William Dupont, FAIA, Works to Preserve Hemingway’s Finca Vigia in Cuba

William Dupont

William Dupont, FAIA – photo courtesy UTSA

William Dupont, FAIA, San Antonio Conservation Society Endowed Professor of Architecture and Director of the Center for Cultural Sustainability at The University of Texas at San Antonio, leads a consulting team who may be the only professional architects and preservationists allowed by both the U.S. and Cuban governments to work in Cuba. Even as the Obama administration has opened relations with the island nation, the opportunities for architects to work there are still almost nonexistent. Currently, Dupont is collaborating with a team of Cuban professionals at Hemingway’s Finca Vigia. 

Hemingway lived at the house, built in 1888, from 1939 to 1961, the year of his death. Now, it is a government-run museum. Starting in 2005, the site was listed as “endangered” by the National Trust for Historic Preservation. According to Dupont, the factors leading to that designation were compounded by Cuba’s isolation. “The endangered aspect of it comes from the struggles that many small museums have finding the budget necessary to take care of projects that are sometimes very expensive.” In Cuba, even routine materials can be difficult to acquire, let alone the more obscure materials needed for a museum quality restoration. “The Cuban professionals involved are extremely knowledgeable and well-educated," says Dupont. "They know exactly what needs to be done but do not have the capacity to do what needs to be done. They have to be clever and creative and figure out how to do things."

Dupont's involvement with the project began in 2005, while he was still the chief architect for the National Trust for Historic Preservation. After Finca Vigia was designated as endangered, the U.S. government decided to allow aid for the preservation of the site. The latest changes to government policy have allowed the American team more involvement, granting them the ability to help with exporting difficult to source materials for the projects. Even with the cooperation of the two governments, the project involves more than its share of challenges. Dupont says, “It involves a lot of paperwork and issues I hadn’t previously encountered as an architect; it’s been interesting to research and find products that work for the project and in the context of the situation in Cuba.”

At the moment, Dupont’s work concerns the design and construction of a new archival storage facility at the property.
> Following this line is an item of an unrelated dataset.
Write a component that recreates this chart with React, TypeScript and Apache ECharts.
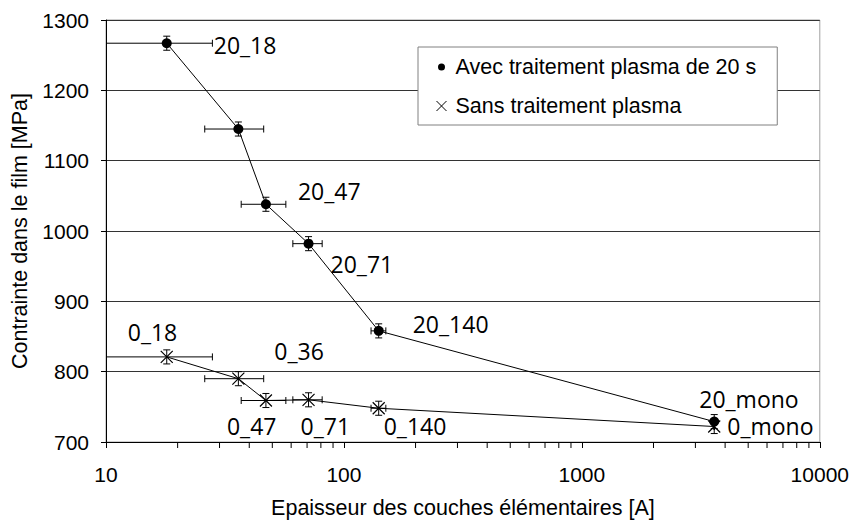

The facility will be the first in Cuba built with American materials since the 1950s. While it will not be open to the public, the new building will store the museum’s vast collection of Hemingway materials, including papers, documents, and books. In addition to this space, there will also be conservation laboratory spaces. “Over the years of collaboration, there has also been a training that has been offered on conservation methods for a museum collection, and all of the equipment necessary to do that kind of work will fit inside the new building,” Dupont describes. The unique challenges of conservation in Cuba are evident in the way the facility has been designed, with a buffered space to protect the delicate materials. “Erecting CMU walls and creating building envelopes is not that difficult for Cubans, but reliable electricity is,” he says. As a result, the facility has been designed as a box within a box, an attempt to keep the climate stable even in the face of black and brownouts.

Despite the red tape, Dupont describes the project as one of the most rewarding of his career. “The property itself is extremely significant, but I’ve worked on a lot of significant projects. The best thing is working with peers in Cuba. Being able to become involved in some small capacity and collaborate has allowed us to work together on something that is mutually beneficial for both nations.”